Categories: 洒落怖

廃工場

この怖い話は約 3 分で読めます。

555: 本当にあった怖い名無し:2011/06/21(火) 21:28:44.78 ID:SHvWLwFC0
ところが、元工場?の周りを歩いていたら、前方に人影が見えたのです。
最初のうちは、お化け!?とかなりドキドキしましたが、近づいてみると、
なんというか・・・ちょっと買い物に出かけましたみたいな普通の格好のおばさんで、
こっちを見て何かリアクションをするでもなく、お互い会釈して普通にすれ違いました。

その後も、ハーフパンツのおっさんとか、中年夫婦とか、子連れのママとか
スウェットキティサンのヤンキーっぽいおねえさんとかと次々とすれ違い、
みんなあまりにも普通なので、逆に長袖軍手のこちらが場違いに思えてきて、

Aに「ここって廃墟じゃないの?」と聞くと、Aも
「ずっと使ってないっていうのも俺の親戚の話だし、生きてる建物が普通にあるのかも・・・
とりあえずこの人たちがどこから来てるかだけ確かめよう」といい、
その後も色々な人とすれ違いつつ、その人たちが出てくる扉の前につきました。
他の工場っぽい扉と違い、そこは事務所みたいな感じでした。

557: 本当にあった怖い名無し:2011/06/21(火) 21:31:07.44 ID:SHvWLwFC0
そのドアを開けて中を見てみると・・・中にはなにもありませんでした。
ほこりっぽくて、何かのケーブルと事務机がひとつあるだけ。
窓はありますが、どこかにつながっている出入り口もなく、一部屋だけの建物。

私たちはみんな「???」となりましたが、確かに人が出てきたので、
何かあるだろうとAが中に入ってふらふら探していました。

そこでB子が「ねえ、帰ろうよやだー」と言い出しました。
すごい怯えている様子なので、どうしたのか聞くと、

「だって、この部屋足跡とかないよ?あの人たちどうしたの」
よく見ると、その部屋の床にはほこりが積もっていて、そこにはBの歩いた跡しかないのです。

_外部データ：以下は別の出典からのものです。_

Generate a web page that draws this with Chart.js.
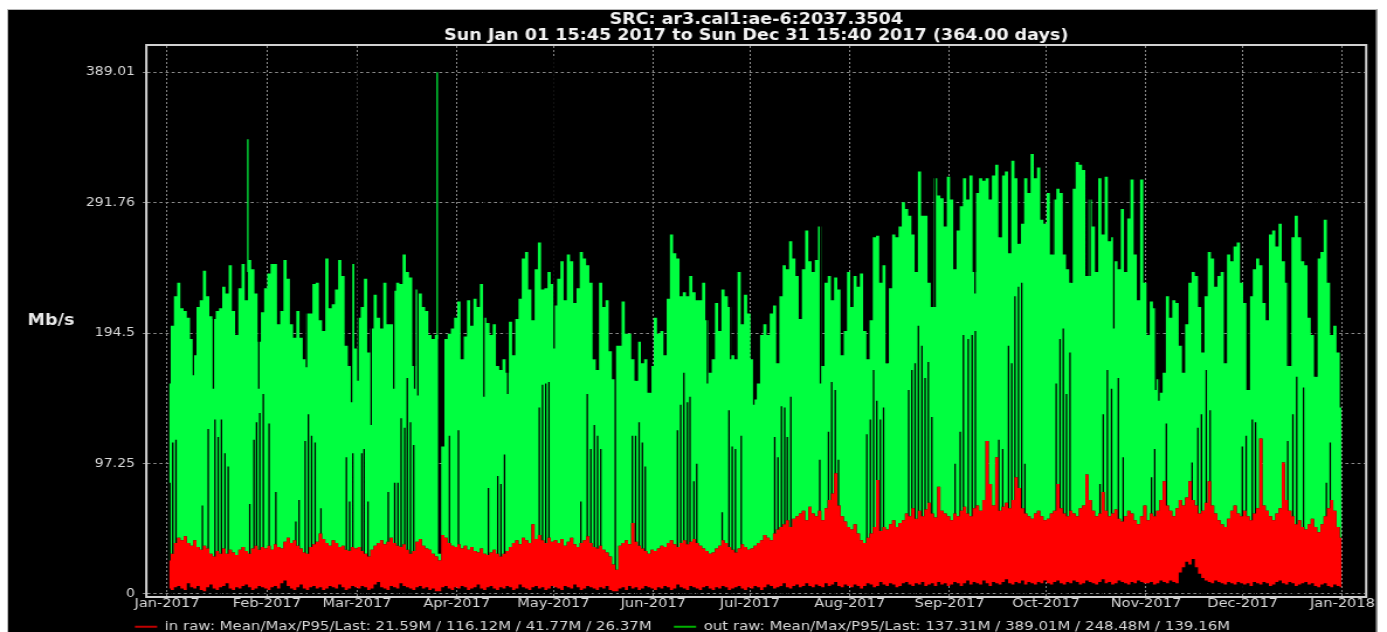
<!DOCTYPE html>
<html>
<head>
<meta charset="utf-8">
<script src="https://cdn.jsdelivr.net/npm/chart.js@4.4.1/dist/chart.umd.min.js"></script>
<style>
  html, body { margin: 0; padding: 0; background: #fff; overflow: hidden; }
  /* the original graph is a horizontally stretched bitmap, so the canvas is drawn narrow and stretched */
  #c { position: absolute; left: 0; top: 0; transform: scaleX(1.16948); transform-origin: 0 0; }
</style>
</head>
<body>
<canvas id="c" width="1186" height="632"></canvas>
<script>
var titleLines = ['SRC: ar3.cal1:ae-6:2037.3504', 'Sun Jan 01 15:45 2017 to Sun Dec 31 15:40 2017 (364.00 days)'];
var yUnit = 'Mb/s';
var monthDays = [0, 31, 59, 90, 120, 151, 181, 212, 243, 273, 304, 334, 365];
var monthLabels = ['Jan-2017', 'Feb-2017', 'Mar-2017', 'Apr-2017', 'May-2017', 'Jun-2017', 'Jul-2017',
  'Aug-2017', 'Sep-2017', 'Oct-2017', 'Nov-2017', 'Dec-2017', 'Jan-2018'];
var yTicks = [0, 97.25, 194.5, 291.76, 389.01];
var yTickLabels = ['0', '97.25', '194.5', '291.76', '389.01'];
var legendText = ['in raw: Mean/Max/P95/Last: 21.59M / 116.12M / 41.77M / 26.37M',
  'out raw: Mean/Max/P95/Last: 137.31M / 389.01M / 248.48M / 139.16M'];

// daily peak of "out" traffic, Mb/s (one value per day, Jan 1 .. Dec 31)
var outHigh = [
  157,200,222,232,213,211,206,190,178,214,219,241,222,207,205,211,213,229,224,245,211,193,228,246,219,249,242,224,188,210,228,
  239,246,246,201,211,249,235,201,191,211,191,175,209,209,231,232,204,196,250,213,216,227,249,237,185,170,246,183,
  206,214,235,180,198,223,206,198,232,201,201,226,232,231,253,240,236,170,227,224,214,211,193,190,193,30,110,190,194,198,206,
  218,175,192,219,200,220,214,231,206,202,193,201,170,167,175,165,203,178,205,220,250,255,227,204,242,262,227,228,240,231,
  215,235,248,219,253,248,217,228,255,250,245,232,175,167,232,214,219,181,160,185,185,218,194,194,175,159,188,172,175,150,170,
  206,194,196,178,220,268,254,250,222,225,222,237,225,219,219,232,204,165,175,217,196,227,222,214,178,175,240,201,223,209,
  175,145,157,193,201,193,209,215,172,222,245,242,263,250,237,205,242,271,248,240,249,274,170,232,237,219,236,227,178,196,240,
  214,237,229,239,196,175,204,266,267,232,245,172,228,268,266,274,292,287,282,268,240,315,282,282,232,214,310,297,295,274,311,
  294,242,271,289,310,294,312,240,299,310,308,310,294,312,320,266,312,315,254,323,310,261,276,310,299,328,310,318,279,276,
  299,253,294,302,299,253,242,232,302,322,320,316,237,294,274,240,310,268,311,263,266,248,242,287,240,280,309,253,219,309,232,
  193,218,213,160,150,165,222,206,219,217,185,165,201,232,240,237,214,180,222,255,250,229,237,240,172,253,248,259,262,232,
  217,152,222,242,250,245,217,204,268,271,259,276,248,232,170,266,282,266,248,245,206,193,162,250,255,279,232,193,200,180,139
];

// daily peak and trough of "in" traffic, Mb/s
var inHigh = [
  25,30,38,42,40,43,38,36,40,35,33,36,34,30,28,32,30,34,30,33,31,29,33,35,32,30,34,36,33,35,34,
  36,33,37,35,34,39,42,38,40,36,34,31,30,35,37,39,45,41,38,36,40,38,35,36,33,32,35,34,
  35,32,30,28,33,36,38,40,37,39,42,38,36,35,37,33,30,32,39,41,36,34,33,30,28,25,44,42,38,36,35,
  37,34,36,33,35,32,31,34,30,29,31,33,30,28,30,32,35,38,40,37,42,40,38,52,41,44,40,38,42,39,
  40,38,41,36,39,42,37,35,38,40,43,38,35,34,36,33,31,28,22,18,36,38,40,37,53,39,36,34,32,30,33,
  32,34,36,35,38,40,37,35,38,40,37,39,41,38,36,34,32,30,31,34,36,40,38,35,33,31,34,37,35,33,
  34,36,38,40,44,42,40,45,48,50,52,55,50,56,58,60,62,55,65,60,58,62,55,64,70,75,90,66,58,54,50,
  48,52,45,40,38,42,45,50,85,47,50,48,52,55,50,53,55,60,58,64,56,62,58,63,68,60,57,80,62,60,58,
  55,60,58,62,65,60,58,64,66,62,70,114,82,66,102,62,65,68,64,70,87,79,64,60,58,56,60,62,58,55,
  56,60,62,82,64,60,58,62,60,58,64,66,89,70,62,58,60,76,62,58,60,63,56,54,58,62,60,55,52,58,66,
  55,60,58,62,70,84,66,62,58,64,70,66,72,84,70,66,60,62,68,84,66,60,55,52,50,56,62,66,60,58,
  62,58,55,60,64,116,66,62,58,55,60,64,98,70,62,58,52,55,50,48,52,56,50,46,52,58,64,70,62,50,42
];
var inLow = [
  4,3,5,6,4,3,8,5,4,6,3,2,5,7,4,3,5,6,8,4,3,5,4,6,7,5,3,4,6,5,4,
  3,5,6,4,8,10,6,4,3,5,7,4,3,5,6,4,5,3,4,6,5,4,7,5,3,4,6,5,
  4,6,5,3,4,7,9,5,4,3,6,5,4,8,6,5,4,3,5,6,4,5,3,4,2,2,5,6,4,3,5,
  4,6,5,3,4,5,7,4,3,5,6,4,3,5,4,6,5,3,4,7,5,4,3,5,6,4,5,3,4,6,
  5,4,3,6,5,4,7,5,3,4,6,5,4,3,5,4,6,3,2,2,4,5,3,6,4,5,3,4,6,5,4,
  3,5,4,6,5,3,4,7,5,4,3,6,5,4,3,5,6,4,3,5,4,6,5,3,4,5,6,4,3,5,
  4,6,5,3,5,7,6,4,5,6,8,5,4,6,7,5,6,8,6,5,7,6,5,8,6,7,9,6,5,7,6,
  5,7,6,4,6,8,7,5,6,9,7,6,8,7,5,6,8,9,7,6,8,7,9,6,7,8,6,9,7,8,6,
  7,9,8,6,8,10,7,9,8,7,10,8,6,9,8,7,9,11,8,7,9,8,10,7,9,8,7,9,8,10,
  8,7,9,10,8,7,9,8,10,9,7,8,10,9,8,7,9,11,8,9,7,8,10,9,8,7,9,8,10,9,8,
  8,9,7,8,10,9,8,10,9,8,16,20,24,22,26,20,15,12,10,9,8,10,9,8,7,9,8,7,9,8,
  7,8,6,9,8,7,9,8,6,7,9,10,8,7,9,8,6,7,8,9,7,8,6,5,7,8,6,5,7,6,5
];

// dark gaps rising from the bottom of the green band (day of year, top of gap in Mb/s)
var lowGapDay = [0.9,1.8,2.8,11,12.8,14.9,15.9,16.9,18,19,25.7,27,27.8,28.8,29.9,31.7,33.8,40,41,42.9,43.9,44.9,46,47.8,
  55.7,56.7,57.7,60.5,61.2,62.4,68.7,70.7,71.7,72.7,73.8,74.6,75.6,76.6,87.7,90.5,99.8,102.7,103.7,104.8,
  115.6,116.6,117.6,118.6,128.5,130.5,131.6,132.7,133.7,134.7,139.2,144.5,145.5,146.6,147.6,148.5,158.5,159.5,160.5,161.6,
  162.4,163.6,164.5,172.4,174.5,175.5,176.5,178.3,188.7,189.7,190.8,191.8,192.6,193.7,202.7,205.4,206.4,207.5,208.5,
  217.3,218.4,219.4,220.4,221.5,222.5,230.3,231.3,232.3,233.3,234.4,235.4,236.4,237.5,244.7,246.3,247.3,248.8,250,251,
  258.3,259.5,261.3,262.3,263.3,264.4,265.4,266.4,276.1,277.3,278.3,279.3,280.4,
  289.7,290.7,292,293.3,295.4,296.9,305.7,306.7,310.3,318.3,320.1,321.2,322.7,323.9,333.9,335.1,337,338,348,349.6,
  350.8,352.9,360,361.2];
var lowGapTop = [83,113,115,66,123,130,117,130,105,95,67,115,128,135,149,127,76,54,70,114,134,118,113,64,
  102,69,105,105,108,69,76,83,83,131,124,161,128,111,118,122,79,88,82,104,
  139,156,157,158,69,149,108,126,118,108,190,118,118,128,113,95,122,141,165,143,
  147,84,97,61,137,110,108,118,117,102,140,139,117,147,100,121,158,152,100,
  119,130,167,144,130,139,152,167,172,200,185,161,173,132,97,121,193,190,193,196,
  115,108,185,172,222,229,232,97,157,190,198,149,180,
  82,134,167,153,161,102,87,108,127,98,124,134,167,137,110,118,130,128,114,134,
  162,154,83,113];
// short dips from the top of the green band (day of year, bottom of dip in Mb/s)
var dipDay = [8.2,14.4,21.6,28.5,43.3,57.3,59.3,63.4,70.4,76.9,77.9,98.4,105.8,120.2,132.6,133.6,146,150.2,167.8,175,
  182.2,202.9,223.5,238.5,250.9,259,264.3,275.3,281,286.6,294,307,308,336,348,357];
var dipBottom = [163,153,193,153,169,143,159,126,153,153,148,147,149,183,175,167,159,150,157,175,
  141,157,172,214,224,266,261,253,232,237,198,152,144,152,170,162];
// single-sample peaks of "out"
var spikeDay = [25.1, 83.9];
var spikeLow = [240, 190];
var spikeHigh = [339, 389.01];

var GREEN = '#00ff40', RED = '#ff0000';

function daily(arr) {
  return arr.map(function (v, i) { return { x: i + 0.65, y: v }; });
}
function sticks(days, lo, hi) {
  var pts = [];
  days.forEach(function (d, i) {
    var a = Array.isArray(lo) ? lo[i] : lo;
    var b = Array.isArray(hi) ? hi[i] : hi;
    pts.push({ x: d, y: a }, { x: d, y: b }, { x: d, y: null });
  });
  return pts;
}

var framePlugin = {
  id: 'frame',
  afterLayout: function (chart) {
    // the x labels hang below the thin axis box, so don't let them be clipped
    chart.scales.x.bottom = chart.height;
  },
  beforeDraw: function (chart) {
    var ctx = chart.ctx;
    ctx.save();
    ctx.fillStyle = '#ffffff';
    ctx.fillRect(0, 0, chart.width, chart.height);
    ctx.fillStyle = '#000000';
    ctx.fillRect(6, 9, 1171.5, 640);
    ctx.strokeStyle = '#b8b8b8';
    ctx.lineWidth = 1;
    ctx.strokeRect(6.5, 9.5, 1170.5, 640);
    ctx.restore();
  },
  afterDraw: function (chart) {
    var ctx = chart.ctx, a = chart.chartArea;
    ctx.save();
    ctx.strokeStyle = '#d0d0d0';
    ctx.lineWidth = 2;
    ctx.strokeRect(a.left - 1, a.top - 1, a.right - a.left + 2, a.bottom - a.top + 2);
    ctx.fillStyle = '#e8e8e8';
    ctx.font = 'bold 15px "DejaVu Sans"';
    ctx.textAlign = 'center';
    ctx.textBaseline = 'middle';
    ctx.fillText(yUnit, 43.6, 321);
    ctx.restore();
  }
};

Chart.defaults.font.family = '"DejaVu Sans"';

new Chart(document.getElementById('c'), {
  type: 'line',
  data: {
    datasets: [
      { label: 'in', data: daily(inHigh), borderWidth: 0, borderColor: RED, backgroundColor: RED,
        fill: '+1', stepped: 'middle', pointRadius: 0, order: 2 },
      { label: 'in low', data: daily(inLow), borderWidth: 0, borderColor: 'rgba(0,0,0,0)',
        fill: false, stepped: 'middle', pointRadius: 0, order: 2 },
      { label: 'out', data: daily(outHigh), borderWidth: 0, borderColor: GREEN, backgroundColor: GREEN,
        fill: 0, stepped: 'middle', pointRadius: 0, order: 4 },
      { label: 'gaps', data: sticks(lowGapDay, 0, lowGapTop).concat(sticks(dipDay, dipBottom, 400)),
        borderColor: '#000000', borderWidth: 1.3, fill: false, pointRadius: 0, spanGaps: false, order: 3 },
      { label: 'spikes', data: sticks(spikeDay, spikeLow, spikeHigh), borderColor: GREEN, borderWidth: 1.2,
        fill: false, pointRadius: 0, spanGaps: false, order: 1 }
    ]
  },
  options: {
    responsive: false,
    animation: false,
    events: [],
    layout: { padding: { left: 0, right: 18.8, top: 0, bottom: 0 } },
    scales: {
      x: {
        type: 'linear', min: -6.06, max: 372.0,
        afterBuildTicks: function (s) { s.ticks = monthDays.map(function (v) { return { value: v }; }); },
        afterFit: function (s) { s.height = 5.35; },
        ticks: {
          autoSkip: false, maxRotation: 0, padding: -2.5, color: '#d8d8d8',
          font: { size: 12.5 },
          callback: function (v, i) { return monthLabels[i]; }
        },
        grid: { color: '#8a8a8a', lineWidth: 1, tickLength: 3, tickColor: '#8a8a8a', tickBorderDash: [2, 2] },
        border: { display: false, dash: [2, 2] }
      },
      y: {
        min: -1.5, max: 408.5,
        afterBuildTicks: function (s) { s.ticks = yTicks.map(function (v) { return { value: v }; }); },
        afterFit: function (s) { s.width = 126.1; },
        ticks: {
          padding: 6.7, color: '#d8d8d8', font: { size: 12 },
          callback: function (v, i) { return yTickLabels[i]; }
        },
        grid: { color: '#8a8a8a', lineWidth: 1, tickLength: 4, tickColor: '#8a8a8a', tickBorderDash: [2.6, 2.6] },
        border: { display: false, dash: [2.6, 2.6] }
      }
    },
    plugins: {
      tooltip: { enabled: false },
      title: {
        display: true, text: titleLines, fullSize: false, color: '#f2f2f2',
        font: { size: 15, weight: 'bold', lineHeight: '16px' },
        padding: { top: 12, bottom: 2 }
      },
      legend: {
        position: 'bottom', maxHeight: 30.65,
        labels: {
          usePointStyle: true, pointStyleWidth: 19, padding: 19, color: '#d8d8d8',
          font: { size: 12.8 },
          generateLabels: function () {
            return legendText.map(function (t, i) {
              var c = i === 0 ? '#c00000' : '#00b000';
              return { text: t, strokeStyle: c, fillStyle: c, fontColor: '#d8d8d8', lineWidth: 2,
                pointStyle: 'line', hidden: false, datasetIndex: i };
            });
          }
        }
      }
    }
  },
  plugins: [framePlugin]
});
</script>
</body>
</html>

それに気づいた私たちは、なんだか無言になって、そそくさと外に出てドアを閉じました。
そのまま来た道を戻ろうとすると、背にしたドアがガチャっとあいて、中から人が出てきました。
どこにもつながってない、だれもいないはずの部屋なのに・・・

558: 本当にあった怖い名無し:2011/06/21(火) 21:32:55.28 ID:SHvWLwFC0
B子が悲鳴を上げて走り出し、私たちも夢中で車まで駆け戻りました。
不思議と追い抜いていく人は増えています。肩がぶつかって迷惑そうに睨まれたりします。
さっきまで全然人がいなかったのに、工場の中には何十人と人がいます。

559: 本当にあった怖い名無し:2011/06/21(火) 21:34:06.40 ID:SHvWLwFC0
門を越えたらもう大丈夫だと思ったのに、車に乗って発進したら、道にも人があふれています。
みんな散歩でもしているみたいに、普通の格好でふらふら歩いています。